I was pretty horrified over the new year to see, in the guides to the arts in Britain in 2025 produced by the Guardian and The Times, no mention at all of anything that might be happening in the world of jazz.
Both papers have a long tradition of covering the music in an informed way, but that seems to have been set aside by the current generation of arts editors.
It’s more than a pity, particularly at a time when jazz, although its household names have gone, is showing such vitality at all levels, and particularly among a younger generation. That was an unmissable feature of Monday’s Jazz in the Round gig at the Cockpit Theater, not just among the musicians taking part but in the audience.
Sure, the usual jazz listeners with decades of experience were well represented. But there were also lots of people of student age, a few with instrument cases, settling on the tiered benches surrounding the players on all sides.
Some of them were obviously friends of the pianist Emily Tran’s very spirited quintet, featured in the opening slot nowadays reserved for JITR’s Emergence new-talent program, but they and the other younger listeners in the room effectively reinvigorated the whole ambiance.
After Tran’s group, its front line of alto saxophone and trombone recalling Jackie McLean’s Blue Note albums with Grachan Moncur III, came the Portuguese guitarist Pedro Valasco, 20 years a London resident, building loops and effects with his elaborate pedal board, exploring the sort of territory John Martyn might have entered, given a couple of extra booster rockets.

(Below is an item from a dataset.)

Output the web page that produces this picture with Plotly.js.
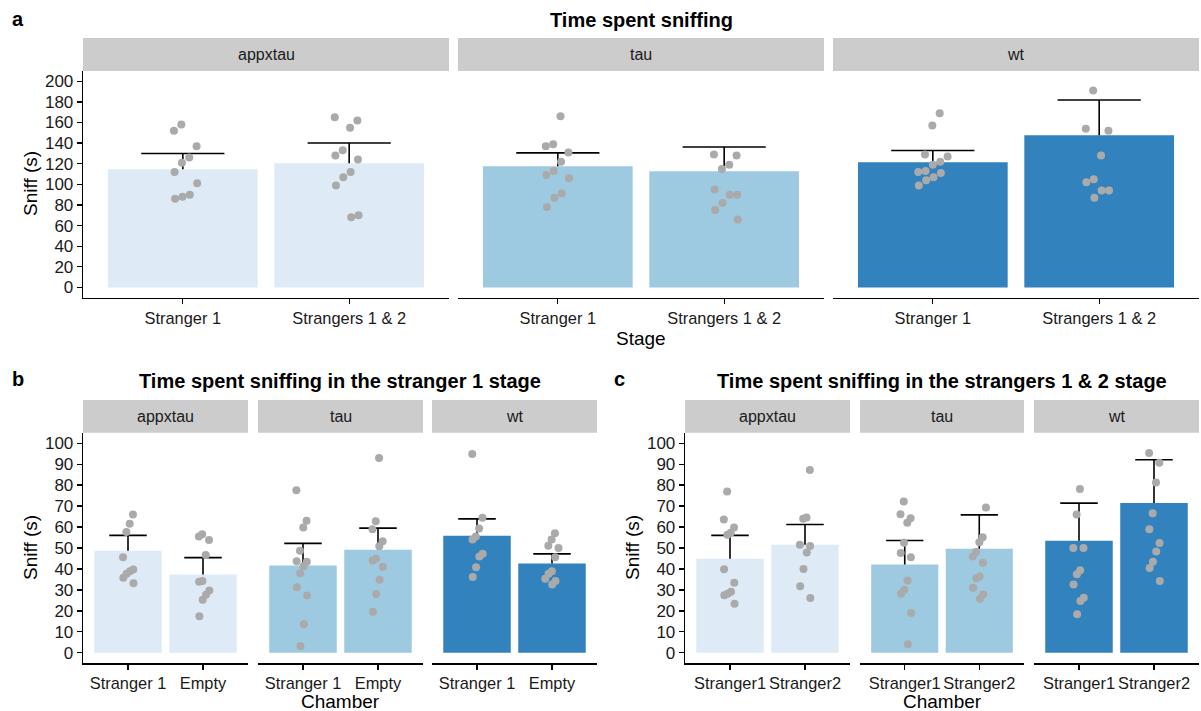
<!DOCTYPE html>
<html>
<head>
<meta charset="utf-8">
<script src="https://cdn.plot.ly/plotly-3.0.1.min.js"></script>
<style>
  html, body { margin: 0; padding: 0; background: #fff; }
  #chart { width: 1201px; height: 711px; }
</style>
</head>
<body>
<div id="chart"></div>
<script>
// ---- Data ---------------------------------------------------------------
const genotypes = ['appxtau', 'tau', 'wt'];
const genotypeColors = ['#DEEBF7', '#9ECAE1', '#3182BD'];

// (a) Time spent sniffing per stage
const stageLabels = ['Stranger 1', 'Strangers 1 & 2'];
const stageMeans = [[114.7, 120.5], [117.6, 112.7], [121.5, 147.6]];
const stageSE    = [[15.2, 19.7], [12.9, 23.6], [11.3, 34.3]];
const stagePoints = [
  [[158, 152, 137, 126, 121, 112, 101, 90, 88, 86],
   [165, 162, 155, 133, 128, 124, 112, 107, 99, 70, 68]],
  [[166, 139, 137, 131, 122, 113, 109, 106, 91, 87, 78],
   [129, 128, 119, 115, 95, 90, 90, 82, 75, 66]],
  [[169, 157, 129, 127, 122, 119, 113, 112, 111, 107, 104, 99],
   [191, 154, 152, 128, 105, 102, 94, 94, 87]]
];

// (b) Stranger 1 stage, per chamber
const s1Labels = ['Stranger 1', 'Empty'];
const s1Means = [[48.7, 37.3], [41.6, 49.2], [55.9, 42.6]];
const s1SE    = [[7.3, 8.1], [10.6, 10.3], [8.0, 4.6]];
const s1Points = [
  [[66, 61.6, 57.6, 45.6, 39.7, 38.9, 37.7, 35.8, 33.2],
   [56.6, 55.5, 53.8, 46.7, 34.3, 33.9, 29.7, 27.7, 25.3, 17.4]],
  [[77.5, 63, 59.8, 48.7, 43.7, 43.5, 41.3, 38, 31.3, 27.4, 13.6, 3.3],
   [92.9, 62.8, 59, 53.2, 50.8, 44.9, 44, 41.1, 34.8, 28, 19.6]],
  [[94.8, 64.4, 59.3, 55.5, 54, 47.2, 45.9, 40.8, 36.2],
   [57, 54.1, 51.1, 50, 45.6, 38.9, 37.7, 35.3, 34.2, 32.6]]
];

// (c) Strangers 1 & 2 stage, per chamber
const s12Labels = ['Stranger1', 'Stranger2'];
const s12Means = [[44.9, 51.6], [42.1, 49.7], [53.5, 71.5]];
const s12SE    = [[11.1, 9.6], [11.5, 16.1], [17.9, 20.6]];
const s12Points = [
  [[76.9, 63.6, 59.8, 57.3, 56.3, 39.9, 33.4, 29.1, 28.2, 27.5, 23.4],
   [87.2, 64.6, 63.9, 51.6, 50.9, 47.9, 40, 31.8, 26.1]],
  [[72.2, 66.1, 64.2, 62, 52.5, 47.6, 45.6, 34.5, 30.1, 28.2, 19, 4.1],
   [69.3, 55.1, 52.7, 48.1, 46, 43, 36.4, 35.6, 31, 27.8, 25.8]],
  [[78.2, 66, 50, 50, 39.4, 37.5, 32.6, 26.3, 24.7, 18.4],
   [95.3, 90.7, 81.2, 66.6, 58.9, 52.4, 48.3, 43.5, 40.5, 34.2]]
];

// ---- Layout helpers (pixel positions -> paper fractions) ----------------
const W = 1201, H = 711;
const px = x => x / W;
const py = y => 1 - y / H;
const FONT = 'Liberation Sans, Arial, Helvetica, sans-serif';

const rowA  = { strip: 38,  top: 71,    bottom: 297.7 };
const rowBC = { strip: 400, top: 432.7, bottom: 663.3 };

const traces = [];
const layout = {
  width: W, height: H,
  margin: { l: 0, r: 0, t: 0, b: 0 },
  paper_bgcolor: '#fff', plot_bgcolor: 'rgba(0,0,0,0)',
  showlegend: false,
  bargap: 0.1,
  font: { family: FONT, size: 16, color: '#000' },
  shapes: [], annotations: []
};

// deterministic horizontal jitter for the individual animals
function jitter(k, seed) {
  const v = (k * 0.7548776662 + seed * 0.5698402910 + 0.31) % 1;
  return (v - 0.5) * 2 * 0.09;
}

const CAP = 0.25; // half-width of the error-bar cap, in category units

let panelIndex = 0;
function addPanel(xr, row, yRange, dtick, showY, labels, means, se, pts, color, stripText) {
  panelIndex += 1;
  const n = panelIndex;
  const xa = n === 1 ? 'xaxis' : 'xaxis' + n;
  const ya = n === 1 ? 'yaxis' : 'yaxis' + n;
  const xref = n === 1 ? 'x' : 'x' + n;
  const yref = n === 1 ? 'y' : 'y' + n;

  // bars (mean)
  traces.push({
    type: 'bar', x: [0, 1], y: means, xaxis: xref, yaxis: yref,
    marker: { color: color, line: { width: 0 } }, hoverinfo: 'y'
  });
  // upper error bar: stem from the mean to mean + SE, with a cap on top
  const ex = [], ey = [];
  means.forEach((m, c) => {
    const top = m + se[c];
    ex.push(c, c, null, c - CAP, c + CAP, null);
    ey.push(m, top, null, top, top, null);
  });
  traces.push({
    type: 'scatter', mode: 'lines', x: ex, y: ey, xaxis: xref, yaxis: yref,
    line: { color: '#000', width: 1.6 }, hoverinfo: 'skip', connectgaps: false
  });
  // individual animals
  pts.forEach((vals, c) => {
    traces.push({
      type: 'scatter', mode: 'markers', xaxis: xref, yaxis: yref,
      x: vals.map((v, k) => c + jitter(k, n * 2 + c)),
      y: vals,
      marker: { color: '#AAAAAA', size: 8, line: { width: 0 } },
      hoverinfo: 'y'
    });
  });

  layout[xa] = {
    domain: [px(xr[0]), px(xr[1])], anchor: yref,
    range: [-0.6, 1.6], tickvals: [0, 1], ticktext: labels, tickangle: 0,
    showgrid: false, zeroline: false,
    showline: true, linecolor: '#000', linewidth: 1.3,
    ticks: 'outside', ticklen: 5, tickwidth: 1.3, tickcolor: '#000',
    tickfont: { family: FONT, size: 16.4, color: '#1a1a1a' }, fixedrange: true
  };
  layout[ya] = {
    domain: [py(row.bottom), py(row.top)], anchor: xref,
    range: yRange, dtick: dtick, tick0: 0,
    showgrid: false, zeroline: false,
    showline: showY, linecolor: '#000', linewidth: 1.3,
    ticks: showY ? 'outside' : '', ticklen: 5, tickwidth: 1.3, tickcolor: '#000',
    showticklabels: showY,
    tickfont: { family: FONT, size: 17, color: '#1a1a1a' }, fixedrange: true
  };

  // facet strip
  layout.shapes.push({
    type: 'rect', xref: 'paper', yref: 'paper',
    x0: px(xr[0]), x1: px(xr[1]), y0: py(row.top), y1: py(row.strip),
    fillcolor: '#CCCCCC', line: { width: 0 }, layer: 'below'
  });
  layout.annotations.push({
    xref: 'paper', yref: 'paper', x: px((xr[0] + xr[1]) / 2), y: py((row.top + row.strip) / 2),
    text: stripText, showarrow: false, xanchor: 'center', yanchor: 'middle',
    font: { family: FONT, size: 16, color: '#1a1a1a' }
  });
}

const panelsA = [[83, 449], [458, 824], [833, 1199]];
const panelsB = [[83, 248], [258, 423], [432, 597]];
const panelsC = [[685, 850], [860, 1024], [1034, 1199]];

genotypes.forEach((g, i) => addPanel(panelsA[i], rowA, [-10, 210], 20, i === 0,
  stageLabels, stageMeans[i], stageSE[i], stagePoints[i], genotypeColors[i], g));
genotypes.forEach((g, i) => addPanel(panelsB[i], rowBC, [-5, 105], 10, i === 0,
  s1Labels, s1Means[i], s1SE[i], s1Points[i], genotypeColors[i], g));
genotypes.forEach((g, i) => addPanel(panelsC[i], rowBC, [-5, 105], 10, i === 0,
  s12Labels, s12Means[i], s12SE[i], s12Points[i], genotypeColors[i], g));

// titles, panel tags and axis titles
function label(text, x, y, size, angle) {
  layout.annotations.push({
    xref: 'paper', yref: 'paper', x: px(x), y: py(y), text: text,
    showarrow: false, xanchor: 'center', yanchor: 'middle', textangle: angle || 0,
    font: { family: FONT, size: size, color: '#000' }
  });
}
label('<b>a</b>', 18, 19, 20);
label('<b>Time spent sniffing</b>', 641, 20, 20);
label('Stage', 641, 339, 19);
label('Sniff (s)', 30, 184, 19, -90);

label('<b>b</b>', 18, 379, 20);
label('<b>Time spent sniffing in the stranger 1 stage</b>', 340, 381, 20);
label('Chamber', 340, 701, 19);
label('Sniff (s)', 30, 548, 19, -90);

label('<b>c</b>', 619, 379, 20);
label('<b>Time spent sniffing in the strangers 1 &amp; 2 stage</b>', 942, 381, 20);
label('Chamber', 942, 701, 19);
label('Sniff (s)', 632, 548, 19, -90);

Plotly.newPlot('chart', traces, layout, { staticPlot: true, displayModeBar: false });
</script>
</body>
</html>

And finally came Empirical, a long-established but perennially creative quartet, with Jonny Mansfield replacing Lewis Wright at the vibraphone.
I’ve said before that Jazz in the Round is my favorite live listening environment, and during Empirical’s set there was a good example of why that might be.
It happened while Shaney Forbes was carefully unfolding a drum solo on “Like Lambs”, his own composition, against overlapping rhythm patterns played by Mansfield, altoist Nathaniel Facey and bassist Tom Farmer in what sounded like three different time signatures.
Suddenly Forbes’s concentration was abruptly broken when the bass-drum beater flew off its pedal, landing at the feet of the front row. In many decades of watching drummers, I don’t think I’ve ever seen that happen before.
Anyway, the nearest member of the audience was able to lean across and hand it back to the drummer, who quickly refitted it and screwed it up tight while the other three maintained their patterns without disruption, before resuming his train of thought and taking it to a conclusion.
There was, of course, a special roar of applause when the piece ended, but that in itself is not unusual for Empirical. Their music is complex, and sometimes knotty, but they consistently engage their listeners’ emotions in a straightforward way which demands a response.
That in itself is quite unusual in this kind of jazz. You could analyze what they do in terms of pacing and projection, but there never seems to be anything calculating about it.
They have the spontaneity that is the propellant of jazz and the warmth that is its lubricant, qualities for which Jazz in the Round, programmed and presented by Jez Nelson and Chris Phillips, provides a consistently rewarding environment.